Exercise task → Leave out the pictures, and write out exactly the lines from the beginning of the material to the line holding "import numpy as np", that line included, and nothing else.

Dataset section →
_ _ _

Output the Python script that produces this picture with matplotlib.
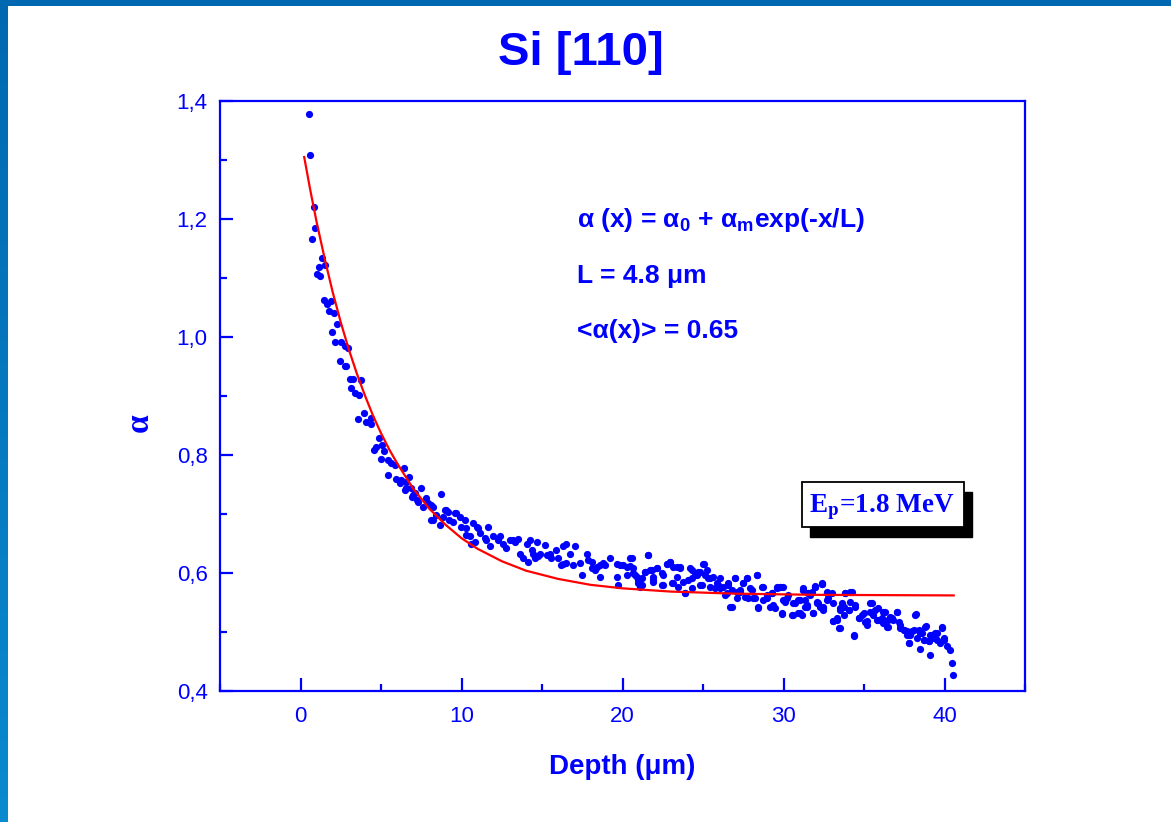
import matplotlib
matplotlib.use("Agg")
import matplotlib.pyplot as plt
from matplotlib.patches import Rectangle
from matplotlib.colors import LinearSegmentedColormap
from matplotlib.ticker import MultipleLocator, FuncFormatter
import numpy as np

depth = [0.52, 0.62, 0.73, 0.83, 0.91, 1.04, 1.12, 1.24, 1.33, 1.45, 1.53, 1.66, 1.74, 1.87,
         1.95, 2.05, 2.16, 2.24, 2.43, 2.53, 2.74, 2.74, 2.84, 2.94, 3.05, 3.15, 3.25, 3.36,
         3.57, 3.61, 3.73, 3.94, 4.08, 4.35, 4.40, 4.56, 4.71, 4.85, 4.98, 5.06, 5.18, 5.43,
         5.43, 5.64, 5.85, 5.95, 6.16, 6.26, 6.41, 6.47, 6.57, 6.57, 6.73, 6.88, 6.95, 6.99,
         7.09, 7.24, 7.30, 7.51, 7.61, 7.81, 7.92, 8.13, 8.13, 8.23, 8.23, 8.44, 8.64, 8.71,
         8.85, 8.96, 9.06, 9.16, 9.22, 9.47, 9.58, 9.68, 9.89, 9.99, 10.20, 10.30, 10.30, 10.51,
         10.61, 10.72, 10.82, 10.96, 11.03, 11.13, 11.44, 11.55, 11.65, 11.75, 11.96, 12.27, 12.38,
         12.58, 12.79, 13.00, 13.20, 13.31, 13.51, 13.62, 13.83, 14.04, 14.14, 14.24, 14.35, 14.45,
         14.55, 14.66, 14.76, 14.86, 15.17, 15.28, 15.49, 15.59, 15.90, 16.00, 16.21, 16.31, 16.31,
         16.52, 16.52, 16.73, 16.93, 17.04, 17.35, 17.46, 17.77, 17.87, 18.08, 18.08, 18.28, 18.39,
         18.59, 18.59, 18.80, 18.91, 19.22, 19.63, 19.63, 19.73, 19.84, 20.05, 20.26, 20.25, 20.46,
         20.46, 20.67, 20.67, 20.88, 20.98, 21.08, 21.19, 21.39, 21.60, 21.81, 21.91, 21.91, 22.12,
         22.43, 22.53, 22.74, 22.95, 23.05, 23.15, 23.36, 23.46, 23.57, 23.88, 24.19, 24.30, 24.50,
         24.71, 24.81, 25.02, 25.12, 25.33, 25.44, 25.64, 25.85, 26.06, 26.26, 26.47, 26.57, 26.78,
         26.99, 27.10, 27.30, 27.51, 27.61, 27.72, 27.92, 28.13, 28.34, 28.44, 28.75, 28.96, 29.27,
         29.37, 29.58, 29.79, 29.89, 29.99, 30.20, 30.52, 30.62, 30.93, 31.03, 31.24, 31.34, 31.55,
         31.76, 31.86, 31.97, 32.17, 32.38, 32.48, 32.69, 32.79, 33.10, 33.31, 33.42, 33.52, 33.63,
         33.83, 34.04, 34.14, 34.35, 34.45, 34.66, 34.97, 35.18, 35.39, 35.59, 35.80, 35.90, 36.21,
         36.42, 36.52, 36.73, 37.04, 37.25, 37.46, 37.67, 37.77, 37.98, 38.18, 38.29, 38.49, 38.70,
         38.81, 39.01, 39.12, 39.22, 39.43, 39.53, 39.84, 39.94, 40.15, 40.36, 40.46, 40.53]
alpha = [1.378, 1.308, 1.166, 1.220, 1.185, 1.106, 1.119, 1.103, 1.134, 1.062, 1.122, 1.056, 1.044, 1.061,
         1.009, 1.040, 0.992, 1.022, 0.960, 0.991, 0.984, 0.950, 0.951, 0.981, 0.928, 0.913, 0.929, 0.905,
         0.861, 0.902, 0.927, 0.871, 0.856, 0.853, 0.862, 0.808, 0.813, 0.829, 0.794, 0.817, 0.806, 0.792,
         0.766, 0.786, 0.783, 0.759, 0.752, 0.758, 0.778, 0.741, 0.744, 0.755, 0.762, 0.744, 0.729, 0.732,
         0.735, 0.723, 0.721, 0.744, 0.712, 0.727, 0.718, 0.715, 0.690, 0.712, 0.690, 0.698, 0.681, 0.734,
         0.695, 0.707, 0.707, 0.704, 0.690, 0.687, 0.701, 0.701, 0.695, 0.678, 0.690, 0.664, 0.676, 0.662,
         0.650, 0.684, 0.653, 0.678, 0.676, 0.667, 0.659, 0.656, 0.678, 0.645, 0.662, 0.656, 0.662,
         0.650, 0.642, 0.656, 0.656, 0.653, 0.657, 0.633, 0.625, 0.650, 0.619, 0.656, 0.639, 0.633,
         0.625, 0.653, 0.628, 0.633, 0.647, 0.631, 0.633, 0.625, 0.639, 0.625, 0.614, 0.616, 0.645,
         0.650, 0.617, 0.633, 0.614, 0.645, 0.617, 0.597, 0.633, 0.622, 0.608, 0.619, 0.605, 0.611,
         0.594, 0.614, 0.617, 0.614, 0.625, 0.616, 0.594, 0.580, 0.614, 0.614, 0.611, 0.597, 0.625,
         0.612, 0.600, 0.608, 0.594, 0.583, 0.577, 0.591, 0.602, 0.631, 0.605, 0.594, 0.588, 0.608,
         0.600, 0.580, 0.616, 0.619, 0.583, 0.611, 0.594, 0.577, 0.611, 0.566, 0.608, 0.591, 0.597,
         0.602, 0.580, 0.615, 0.597, 0.591, 0.577, 0.594, 0.583, 0.574, 0.577, 0.566, 0.583, 0.543,
         0.591, 0.568, 0.571, 0.583, 0.560, 0.591, 0.574, 0.557, 0.597, 0.543, 0.577, 0.557, 0.566,
         0.546, 0.577, 0.577, 0.532, 0.554, 0.557, 0.529, 0.549, 0.532, 0.554, 0.574, 0.543, 0.566,
         0.568, 0.532, 0.577, 0.549, 0.581, 0.543, 0.566, 0.557, 0.518, 0.523, 0.506, 0.540, 0.549,
         0.566, 0.537, 0.568, 0.495, 0.546, 0.523, 0.532, 0.518, 0.549, 0.529, 0.520, 0.540, 0.534,
         0.509, 0.520, 0.523, 0.534, 0.512, 0.503, 0.495, 0.481, 0.501, 0.529, 0.489, 0.498, 0.486,
         0.509, 0.484, 0.461, 0.495, 0.498, 0.486, 0.508, 0.486, 0.476, 0.469, 0.448, 0.427]

# second pass over the denser tail (20-40 um)
depth_tail = [20.56, 20.77, 20.98, 21.19, 21.39, 21.60, 21.70, 21.91, 22.12, 22.43, 22.53, 22.74, 22.95,
              23.15, 23.36, 23.57, 23.78, 23.88, 24.09, 24.30, 24.30, 24.61, 24.81, 24.92, 25.06, 25.23,
              25.44, 25.75, 25.95, 26.06, 26.37, 26.57, 26.68, 26.78, 26.99, 27.10, 27.30, 27.51, 27.72,
              27.82, 28.03, 28.23, 28.34, 28.44, 28.65, 28.75, 28.96, 29.17, 29.27, 29.48, 29.58, 29.79,
              29.89, 29.99, 30.10, 30.31, 30.62, 30.72, 30.93, 31.14, 31.24, 31.45, 31.66, 31.86, 31.97,
              32.07, 32.38, 32.48, 32.69, 31.24, 31.55, 31.97, 32.38, 32.69, 33.00, 33.83, 34.25, 31.34,
              31.45, 31.03, 32.07, 32.28, 32.48, 32.69, 33.10, 33.52, 33.73, 34.04, 34.14, 34.45, 33.73,
              33.31, 33.10, 33.48, 34.35, 34.66, 34.87, 35.07, 35.18, 35.49, 35.39, 35.70, 35.90, 36.11,
              36.32, 36.21, 36.46, 36.63, 36.83, 37.04, 37.15, 37.25, 37.46, 37.67, 37.87, 37.77, 38.08,
              38.25, 38.39, 38.60, 38.70, 38.87, 39.01, 38.45, 39.12, 39.22, 39.43, 39.53, 39.84, 39.94,
              39.74]
alpha_tail = [0.625, 0.597, 0.588, 0.580, 0.602, 0.631, 0.605, 0.585, 0.608, 0.580, 0.597, 0.616, 0.619,
              0.583, 0.611, 0.608, 0.585, 0.566, 0.588, 0.574, 0.605, 0.597, 0.602, 0.580, 0.615, 0.605,
              0.591, 0.574, 0.580, 0.591, 0.563, 0.580, 0.543, 0.571, 0.591, 0.557, 0.568, 0.583, 0.591,
              0.557, 0.571, 0.557, 0.597, 0.540, 0.577, 0.554, 0.563, 0.543, 0.566, 0.540, 0.574, 0.577,
              0.531, 0.577, 0.551, 0.563, 0.529, 0.549, 0.554, 0.529, 0.571, 0.543, 0.563, 0.532, 0.577,
              0.551, 0.583, 0.540, 0.568, 0.572, 0.566, 0.578, 0.581, 0.566, 0.566, 0.566, 0.567, 0.554,
              0.546, 0.532, 0.549, 0.543, 0.538, 0.554, 0.549, 0.537, 0.543, 0.537, 0.551, 0.543, 0.529,
              0.520, 0.518, 0.507, 0.493, 0.523, 0.529, 0.517, 0.512, 0.549, 0.534, 0.537, 0.520, 0.523,
              0.534, 0.515, 0.509, 0.526, 0.520, 0.534, 0.517, 0.506, 0.503, 0.501, 0.495, 0.482, 0.503,
              0.531, 0.503, 0.498, 0.486, 0.511, 0.484, 0.472, 0.495, 0.489, 0.489, 0.498, 0.507, 0.489,
              0.481]

# exponential fit curve
fit_depth = [0.23, 0.6, 1.0, 1.5, 2.0, 2.5, 3.0, 3.5, 4.0, 4.5, 5.0, 5.5, 6.0, 7.0, 8.0, 9.0,
             10.0, 11.0, 12.5, 14.0, 16.0, 18.0, 20.0, 23.0, 27.0, 32.0, 40.57]
fit_alpha = [1.305, 1.250, 1.195, 1.133, 1.076, 1.025, 0.979, 0.938, 0.901, 0.867, 0.837, 0.810,
             0.786, 0.743, 0.709, 0.682, 0.659, 0.641, 0.620, 0.604, 0.590, 0.580, 0.574, 0.5685,
             0.565, 0.563, 0.562]

BLUE = "#0000FF"
plt.rcParams["font.family"] = ["Liberation Sans", "DejaVu Sans"]
plt.rcParams["mathtext.fontset"] = "custom"
plt.rcParams["mathtext.bf"] = "Liberation Sans:bold"
plt.rcParams["mathtext.rm"] = "Liberation Sans"

W, H = 1171, 822
fig = plt.figure(figsize=(W / 100, H / 100), dpi=100)
fig.patch.set_facecolor("white")

# slide frame: blue bar at top, gradient bar at left
top_bar = fig.add_axes([0, 1 - 6 / H, 1, 6 / H])
top_bar.set_axis_off()
top_bar.add_patch(Rectangle((0, 0), 1, 1, color="#0068B0", transform=top_bar.transAxes))
left_bar = fig.add_axes([0, 0, 8 / W, 1])
left_bar.set_axis_off()
grad = np.linspace(0, 1, 256).reshape(-1, 1)
cmap = LinearSegmentedColormap.from_list("edge", ["#0A8ACF", "#0068B0"])
left_bar.imshow(grad, aspect="auto", cmap=cmap, extent=[0, 1, 0, 1], origin="lower")

ax = fig.add_axes([220 / W, 1 - 691 / H, 805 / W, 590 / H])
ax.scatter(depth, alpha, s=27, color=BLUE, linewidths=0, zorder=3)
ax.scatter(depth_tail, alpha_tail, s=27, color=BLUE, linewidths=0, zorder=3)
ax.plot(fit_depth, fit_alpha, color="#FF0000", lw=1.6, zorder=4)

ax.set_xlim(-5, 45)
ax.set_ylim(0.4, 1.4)
ax.xaxis.set_major_locator(MultipleLocator(10))
ax.xaxis.set_minor_locator(MultipleLocator(5))
ax.yaxis.set_major_locator(MultipleLocator(0.2))
ax.yaxis.set_minor_locator(MultipleLocator(0.1))
ax.yaxis.set_major_formatter(FuncFormatter(lambda v, p: f"{v:.1f}".replace(".", ",")))

for s in ax.spines.values():
    s.set_color(BLUE)
    s.set_linewidth(1.6)
ax.tick_params(which="both", direction="in", color=BLUE, width=1.6, labelcolor=BLUE,
               top=False, right=False)
ax.tick_params(which="major", length=9.5, labelsize=16, pad=9)
ax.tick_params(which="minor", length=5)
ax.tick_params(axis="x", which="major", pad=11)

ax.set_xlabel("Depth (μm)", fontsize=20, fontweight="bold", color=BLUE, labelpad=19)
ax.set_ylabel("α", fontsize=24, fontweight="bold", color=BLUE, va="center",
              family=["Liberation Serif", "DejaVu Serif"])
ax.yaxis.set_label_coords(-0.1006, 0.454)

fig.text(0.496, 1 - 53 / H, "Si [110]", ha="center", va="center", fontsize=34,
         fontweight="bold", color=BLUE)

# fit annotation
ax.text(0.443, 0.786, r"α (x) = α$_\mathbf{0}$ + α$_\mathbf{m}$exp(-x/L)", transform=ax.transAxes,
        fontsize=19, fontweight="bold", color=BLUE, va="baseline", ha="left")
ax.text(0.443, 0.692, "L = 4.8 μm", transform=ax.transAxes,
        fontsize=19, fontweight="bold", color=BLUE, va="baseline", ha="left")
ax.text(0.443, 0.598, "<α(x)> = 0.65", transform=ax.transAxes,
        fontsize=19, fontweight="bold", color=BLUE, va="baseline", ha="left")

# beam energy box with drop shadow
bw, bh = (964 - 802) / W, 45 / H
fig.add_artist(Rectangle((810 / W, 1 - 537 / H), bw, bh, transform=fig.transFigure,
                         facecolor="black", edgecolor="black", zorder=5))
fig.add_artist(Rectangle((802 / W, 1 - 527 / H), bw, bh, transform=fig.transFigure,
                         facecolor="white", edgecolor="black", lw=1.3, zorder=6))
fig.text(809 / W, 1 - 512 / H, r"E$_\mathbf{p}$=1.8 MeV", ha="left", va="baseline",
         fontsize=19.5, fontweight="bold", color=BLUE, family="Liberation Serif",
         math_fontfamily="stix", zorder=7)

fig.savefig("out.png", dpi=100, facecolor="white")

_ _ _

Exercise response →
Output the Python script that produces this picture with matplotlib.
import matplotlib
matplotlib.use("Agg")
import matplotlib.pyplot as plt
from matplotlib.patches import Rectangle
from matplotlib.colors import LinearSegmentedColormap
from matplotlib.ticker import MultipleLocator, FuncFormatter
import numpy as np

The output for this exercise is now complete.